--- Start ---

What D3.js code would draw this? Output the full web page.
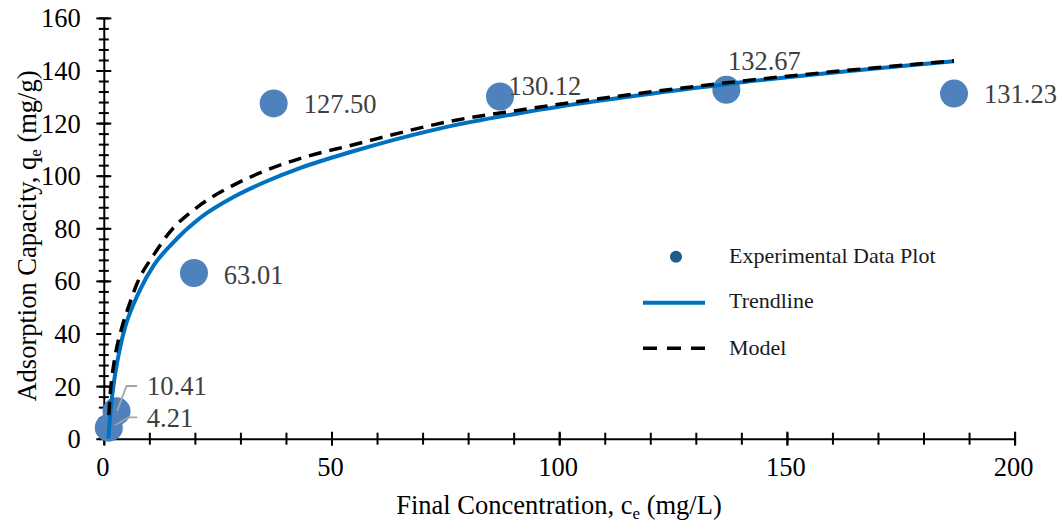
<!DOCTYPE html>
<html>
<head>
<meta charset="utf-8">
<script src="https://cdn.jsdelivr.net/npm/d3@7"></script>
<style>
  html, body { margin: 0; padding: 0; background: #fff; }
  svg { display: block; font-family: "Liberation Serif", "Times New Roman", serif; }
</style>
</head>
<body>
<svg id="chart" width="1062" height="529"></svg>
<script>
// Experimental adsorption data: final concentration (mg/L) and capacity (mg/g)
const ceData = [1.1, 2.8, 19.8, 37.3, 87.0, 136.7, 186.7];
const qeData = [4.21, 10.41, 63.01, 127.50, 130.12, 132.67, 131.23];

// Logarithmic trendline through the experimental points
const trendCe = [1.0, 1.5, 2.35, 3.5, 4.77, 6.5, 8.06, 11, 14.9, 21.2, 28.6, 35.9, 43.2, 54.2, 73.9, 93.7, 136.7, 186.7];
const trendQe = [0, 11, 23, 34, 43, 51, 57, 66, 74, 84, 92, 98, 103, 109, 118, 124.5, 134.8, 143.5];

// Isotherm model curve
const modelCe = [1.1, 1.4, 1.8, 2.6, 4.0, 5.5, 7.3, 11, 14, 21.2, 28.6, 35.9, 43.2, 54.2, 77, 91.5, 136.7, 186.7];
const modelQe = [9, 17, 23.5, 32.5, 42.5, 50.5, 59, 70, 77.5, 88.9, 96.5, 102.2, 106.6, 111.5, 121, 125, 135.3, 143.7];

// Axis ticks
const xMajorTicks = [0, 50, 100, 150, 200];
const yMajorTicks = [0, 20, 40, 60, 80, 100, 120, 140, 160];

const legendLabels = ["Experimental Data Plot", "Trendline", "Model"];

// Label placement relative to each marker (left edge / baseline offsets)
const labelOffsets = [
  [38, -0.5], [30.5, -16], [29.8, 10.6], [30, 9.9], [8.5, -1.5], [1.6, -19.8], [30, 9.7]
];
// Leader lines for the two crowded labels near the origin
const leaderLines = {
  0: [[28.5, -10.3], [20, -10.3], [6.5, -2.6]],
  1: [[20.5, -25.3], [10, -25.3], [0.5, -0.3]]
};

const svg = d3.select("#chart");
const x = d3.scaleLinear().domain([0, 200]).range([103.8, 1014.6]);
const y = d3.scaleLinear().domain([0, 160]).range([438.7, 17.9]);

const axisColor = "#000";
const tickFont = 26.5;
const titleFont = 26.5;

// ---- X axis ----
const gx = svg.append("g").attr("transform", `translate(0,${y(0)})`);
gx.call(d3.axisBottom(x).tickValues(d3.range(0, 201, 10)).tickFormat("").tickSizeOuter(0));
gx.selectAll(".tick line").attr("y1", -6).attr("y2", 6);
gx.call(g => g.select(".domain").remove());
const gxMaj = svg.append("g").attr("transform", `translate(0,${y(0)})`);
gxMaj.call(d3.axisBottom(x).tickValues(xMajorTicks).tickFormat(d3.format("d")).tickSizeOuter(0));
gxMaj.selectAll(".tick line").attr("y1", -7).attr("y2", 7);
gxMaj.selectAll(".tick text").attr("y", 37).attr("dy", null).attr("x", -1.5)
  .attr("font-size", tickFont).attr("font-family", "Liberation Serif, serif").attr("fill", "#000");
[gx, gxMaj].forEach(g => g.selectAll("line,path").attr("stroke", axisColor).attr("stroke-width", 2));

// ---- Y axis ----
const gy = svg.append("g").attr("transform", `translate(${x(0)},0)`);
gy.call(d3.axisLeft(y).tickValues(d3.range(0, 161, 4)).tickFormat("").tickSizeOuter(0));
gy.selectAll(".tick line").attr("x1", -5).attr("x2", 5);
gy.call(g => g.select(".domain").remove());
const gyMaj = svg.append("g").attr("transform", `translate(${x(0)},0)`);
gyMaj.call(d3.axisLeft(y).tickValues(yMajorTicks).tickFormat(d3.format("d")).tickSizeOuter(0));
gyMaj.selectAll(".tick line").attr("x1", -7.5).attr("x2", 7.5);
gyMaj.selectAll(".tick text").attr("x", -23).attr("dy", "0.34em")
  .attr("font-size", tickFont).attr("font-family", "Liberation Serif, serif").attr("fill", "#000");
[gy, gyMaj].forEach(g => g.selectAll("line,path").attr("stroke", axisColor).attr("stroke-width", 2));

// ---- Axis titles ----
const xTitle = svg.append("text").attr("x", 559).attr("y", 514)
  .attr("text-anchor", "middle").attr("font-size", titleFont).attr("fill", "#000");
xTitle.append("tspan").text("Final Concentration, c");
xTitle.append("tspan").text("e").attr("font-size", 17).attr("dy", 5);
xTitle.append("tspan").text(" (mg/L)").attr("dy", -5);

const yTitle = svg.append("text").attr("transform", "translate(36,236) rotate(-90)")
  .attr("text-anchor", "middle").attr("font-size", titleFont).attr("fill", "#000");
yTitle.append("tspan").text("Adsorption Capacity, q");
yTitle.append("tspan").text("e").attr("font-size", 17).attr("dy", 5);
yTitle.append("tspan").text(" (mg/g)").attr("dy", -5);

// ---- Experimental points ----
const points = ceData.map((c, i) => ({ ce: c, qe: qeData[i], i }));
svg.append("g").selectAll("circle").data(points).join("circle")
  .attr("cx", d => x(d.ce)).attr("cy", d => y(d.qe)).attr("r", 14)
  .attr("fill", "#4f81bd");

// ---- Data labels and leader lines ----
const lineGen = d3.line();
Object.entries(leaderLines).forEach(([k, pts]) => {
  const p = points[+k];
  svg.append("path")
    .attr("d", lineGen(pts.map(([dx, dy]) => [x(p.ce) + dx, y(p.qe) + dy])))
    .attr("fill", "none").attr("stroke", "#a6a6a6").attr("stroke-width", 1.8);
});
svg.append("g").selectAll("text").data(points).join("text")
  .attr("x", d => x(d.ce) + labelOffsets[d.i][0])
  .attr("y", d => y(d.qe) + labelOffsets[d.i][1])
  .attr("font-size", 26.5).attr("fill", "#404040")
  .text(d => d3.format(".2f")(d.qe));

// ---- Trendline and model curves ----
const curve = d3.line().x(d => x(d[0])).y(d => y(d[1])).curve(d3.curveMonotoneX);
svg.append("path").datum(trendCe.map((c, i) => [c, trendQe[i]]))
  .attr("d", curve).attr("fill", "none").attr("stroke", "#0070c0").attr("stroke-width", 4);
svg.append("path").datum(modelCe.map((c, i) => [c, modelQe[i]]))
  .attr("d", curve).attr("fill", "none").attr("stroke", "#000").attr("stroke-width", 3.5)
  .attr("stroke-dasharray", "13,8");

// ---- Legend ----
const lg = svg.append("g");
lg.append("circle").attr("cx", 676).attr("cy", 256.7).attr("r", 6).attr("fill", "#1f5c87");
lg.append("line").attr("x1", 643).attr("x2", 705).attr("y1", 302.7).attr("y2", 302.7)
  .attr("stroke", "#0070c0").attr("stroke-width", 4);
lg.append("line").attr("x1", 643).attr("x2", 705).attr("y1", 348.3).attr("y2", 348.3)
  .attr("stroke", "#000").attr("stroke-width", 3.5).attr("stroke-dasharray", "14,10");
lg.selectAll("text").data(legendLabels).join("text")
  .attr("x", 729).attr("y", (d, i) => [263, 308.3, 355][i])
  .attr("font-size", 22).attr("fill", "#1a1a1a").text(d => d);
</script>
</body>
</html>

--- End ---

Look at the listing and set down only the lines from its start through the line with "130.12, 132.67, 131.23];", word for word and without pictures.

*ANSWER TO THE EXERCISE:*
What D3.js code would draw this? Output the full web page.
<!DOCTYPE html>
<html>
<head>
<meta charset="utf-8">
<script src="https://cdn.jsdelivr.net/npm/d3@7"></script>
<style>
  html, body { margin: 0; padding: 0; background: #fff; }
  svg { display: block; font-family: "Liberation Serif", "Times New Roman", serif; }
</style>
</head>
<body>
<svg id="chart" width="1062" height="529"></svg>
<script>
// Experimental adsorption data: final concentration (mg/L) and capacity (mg/g)
const ceData = [1.1, 2.8, 19.8, 37.3, 87.0, 136.7, 186.7];
const qeData = [4.21, 10.41, 63.01, 127.50, 130.12, 132.67, 131.23];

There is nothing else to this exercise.